NY Department of Financial Services Adopts Emergency Regulations for COVID-19 Relief Programs

On March 24, 2020, the New York Department of Financial Services (the Department) adopted emergency regulations, which went into effect immediately.  The regulations were adopted pursuant to Governor Cuomo’s Executive Order No. 202.9, issued March 21, 2020, directing the Department to provide financial relief to New Yorkers under financial hardship due to the crisis.  The emergency regulation is in effect and enforceable for up to 90 days from March 24, 2020, the date of filing.

The regulations implement two COVID-19 relief programs and apply to any New York regulated banking organization and any New York regulated mortgage servicer entity subject to the authority of the Department. Notably, neither of the relief programs are required of any commercial mortgages.

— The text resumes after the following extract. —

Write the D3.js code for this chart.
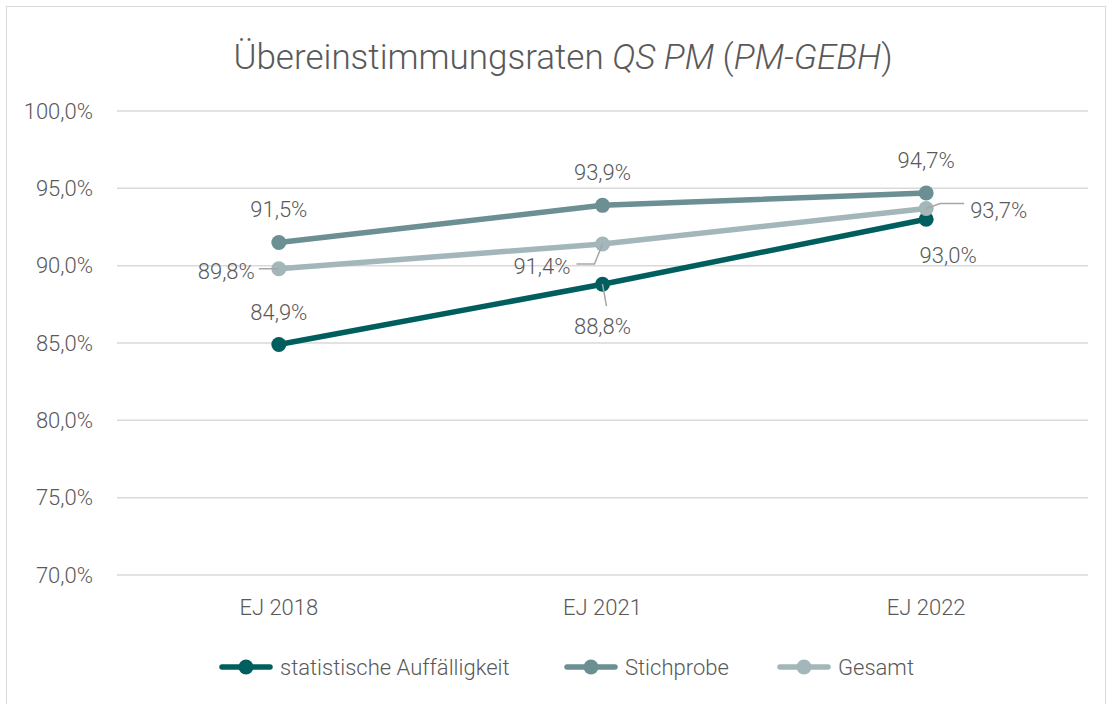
<!DOCTYPE html>
<html>
<head>
<meta charset="utf-8">
<script src="https://cdn.jsdelivr.net/npm/d3@7"></script>
<style>
  body { margin: 0; background: #fff; }
  text { font-family: Roboto, "Noto Sans", sans-serif; font-weight: 300; fill: #595959; }
</style>
</head>
<body>
<div id="chart"></div>
<script>
// data
var categories = ["EJ 2018", "EJ 2021", "EJ 2022"];
var seriesNames = ["statistische Auffälligkeit", "Stichprobe", "Gesamt"];
var statAuff = [84.9, 88.8, 93.0];
var stichprobe = [91.5, 93.9, 94.7];
var gesamt = [89.8, 91.4, 93.7];
var yTicks = [70, 75, 80, 85, 90, 95, 100];
var colors = ["#005f5e", "#6b8f93", "#a3b6b9"];

var svgWidth = 1112;
var svgHeight = 704;
var margin = { top: 111, right: 24, bottom: 129, left: 117 };
var width = svgWidth - margin.left - margin.right;
var height = svgHeight - margin.top - margin.bottom;

var svg = d3.select("#chart")
  .append("svg")
  .attr("width", svgWidth)
  .attr("height", svgHeight);

// chart frame
svg.append("rect")
  .attr("x", 6.5).attr("y", 6.5)
  .attr("width", 1099).attr("height", 720)
  .attr("fill", "none")
  .attr("stroke", "#d9d9d9");

// title
var title = svg.append("text")
  .attr("x", 563).attr("y", 69)
  .attr("text-anchor", "middle")
  .style("font-size", "35px");
title.append("tspan").text("Übereinstimmungsraten ");
title.append("tspan").style("font-style", "italic").text("QS PM");
title.append("tspan").text(" (");
title.append("tspan").style("font-style", "italic").text("PM-GEBH");
title.append("tspan").text(")");

var chartGroup = svg.append("g")
  .attr("transform", `translate(${margin.left}, ${margin.top})`);

var xScale = d3.scaleBand()
  .domain(categories)
  .range([0, width]);

var yScale = d3.scaleLinear()
  .domain([70, 100])
  .range([height, 0]);

// gridlines
chartGroup.selectAll(".grid")
  .data(yTicks)
  .enter()
  .append("line")
  .attr("x1", 0).attr("x2", width)
  .attr("y1", d => yScale(d)).attr("y2", d => yScale(d))
  .attr("stroke", "#d9d9d9")
  .attr("stroke-width", 1.5);

// y axis
var leftAxis = d3.axisLeft(yScale)
  .tickValues(yTicks)
  .tickSize(0)
  .tickPadding(24)
  .tickFormat(d => d3.format(".1f")(d).replace(".", ",") + "%");
var yAxis = chartGroup.append("g").call(leftAxis);
yAxis.select(".domain").remove();
yAxis.selectAll("text").style("font-size", "22px").attr("fill", "#595959");

// x axis
var bottomAxis = d3.axisBottom(xScale).tickSize(0).tickPadding(24);
var xAxis = chartGroup.append("g")
  .attr("transform", `translate(0, ${height})`)
  .call(bottomAxis);
xAxis.select(".domain").remove();
xAxis.selectAll("text").style("font-size", "22px").attr("fill", "#595959");

var cx = d => xScale(d) + xScale.bandwidth() / 2;

var allSeries = [statAuff, stichprobe, gesamt];
var line = d3.line()
  .x((d, i) => cx(categories[i]))
  .y(d => yScale(d));

// draw from back to front: Gesamt over Stichprobe over stat
var order = [1, 0, 2];
order.forEach(function(s) {
  chartGroup.append("path")
    .datum(allSeries[s])
    .attr("fill", "none")
    .attr("stroke", colors[s])
    .attr("stroke-width", 5.5)
    .attr("stroke-linecap", "round")
    .attr("d", line);
  chartGroup.selectAll(".pt" + s)
    .data(allSeries[s])
    .enter()
    .append("circle")
    .attr("cx", (d, i) => cx(categories[i]))
    .attr("cy", d => yScale(d))
    .attr("r", 7.5)
    .attr("fill", colors[s]);
});

// data labels: offsets [dx, dy, anchor, leader]
var labelPos = [
  [[0, -25, "middle", null], [0, 50, "middle", [[0, 0], [4, 22]]], [22, 44, "middle", null]],
  [[0, -25, "middle", null], [0, -25, "middle", null], [0, -25, "middle", null]],
  [[-24, 10, "end", [[0, 0], [-20, 0]]], [-32, 30, "end", [[0, 0], [-8, 20], [-26, 20]]], [44, 10, "start", [[0, 0], [14, -5], [38, -5]]]]
];

var fmt = d => d3.format(".1f")(d).replace(".", ",") + "%";

allSeries.forEach(function(vals, s) {
  vals.forEach(function(v, i) {
    var p = labelPos[s][i];
    var x0 = cx(categories[i]);
    var y0 = yScale(v);
    if (p[3]) {
      chartGroup.append("path")
        .attr("d", d3.line()(p[3].map(q => [x0 + q[0], y0 + q[1]])))
        .attr("fill", "none")
        .attr("stroke", "#a6a6a6")
        .attr("stroke-width", 1.5);
    }
    chartGroup.append("text")
      .attr("x", x0 + p[0])
      .attr("y", y0 + p[1])
      .attr("text-anchor", p[2])
      .style("font-size", "22px")
      .text(fmt(v));
  });
});

// legend
var legendX = [222, 567, 780];
var legend = svg.append("g").attr("transform", "translate(0, 667)");
seriesNames.forEach(function(name, s) {
  var g = legend.append("g").attr("transform", `translate(${legendX[s]}, 0)`);
  g.append("line")
    .attr("x1", 0).attr("x2", 48)
    .attr("stroke", colors[s])
    .attr("stroke-width", 5.5)
    .attr("stroke-linecap", "round");
  g.append("circle")
    .attr("cx", 24).attr("r", 7.5)
    .attr("fill", colors[s]);
  g.append("text")
    .attr("x", 58).attr("y", 8)
    .style("font-size", "22px")
    .text(name);
});
</script>
</body>
</html>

First, the regulations require New York regulated institutions to make widely available applications for forbearance of any payment due on a residential mortgage of a New York property to any resident of New York who demonstrates financial hardship resulting from the COVID-19 pandemic.  Additionally, the regulated institutions must grant this forbearance for 90 days, subject to the safety and soundness requirements of the institution.  However, this requirement does not apply to: (i) any mortgage loans made, insured, or securitized by any agency or instrumentality of the U.S.; (ii) any Government Sponsored Enterprise; (iii) a Federal Home Loan Bank; or (iv) the rights and obligations of any lender, issuer, servicer, or trustee of such obligations, including, for example, servicers for the Government National Mortgage Association.

Second, the regulations require New York regulated banking organizations to provide financial relief to any individual who demonstrates financial hardship resulting from the COVID-19 pandemic, subject to the safety and soundness requirements of the regulated banking organization.  The financial relief must include, at a minimum, but is not limited to: (i) eliminating fees charged for the use of ATMs owned or operated by the regulated banking organization; (ii) eliminating overdraft fees; and (iii) eliminating any credit card payment fees.

The regulations also impose requirements on the implementation of COVID-19 relief programs.  Some of the key requirements include:

  • Each institution must broadly communicate (e.g., email, online publication, mass mail) to their customers how to apply for COVID-19 relief and include the relevant contact information.
  • When feasible and warranted, each institution must provide written communication to the COVID-19 relief applicants, including whether the application was granted or denied.  If the application was granted, the communication must describe additional steps the applicant must take, and if the application was denied, the communication must provide a reason and a statement that the applicant may file a complaint with the Department if the applicant believes the application was wrongly denied. 
  • Each institution must process and respond to COVID-19 relief requests no later than 10 business days after the institution receives all of the information reasonably required to process the application.
  • Each institution must have procedures for expediting a COVID-19 relief application for any individual who makes such a request and reasonably establishes exigent circumstances.
  • Each institution must maintain copies of all files related to the implementation of the regulations for at 7 years.  The files must also be made available to the Department at the Department’s next examination of the institution.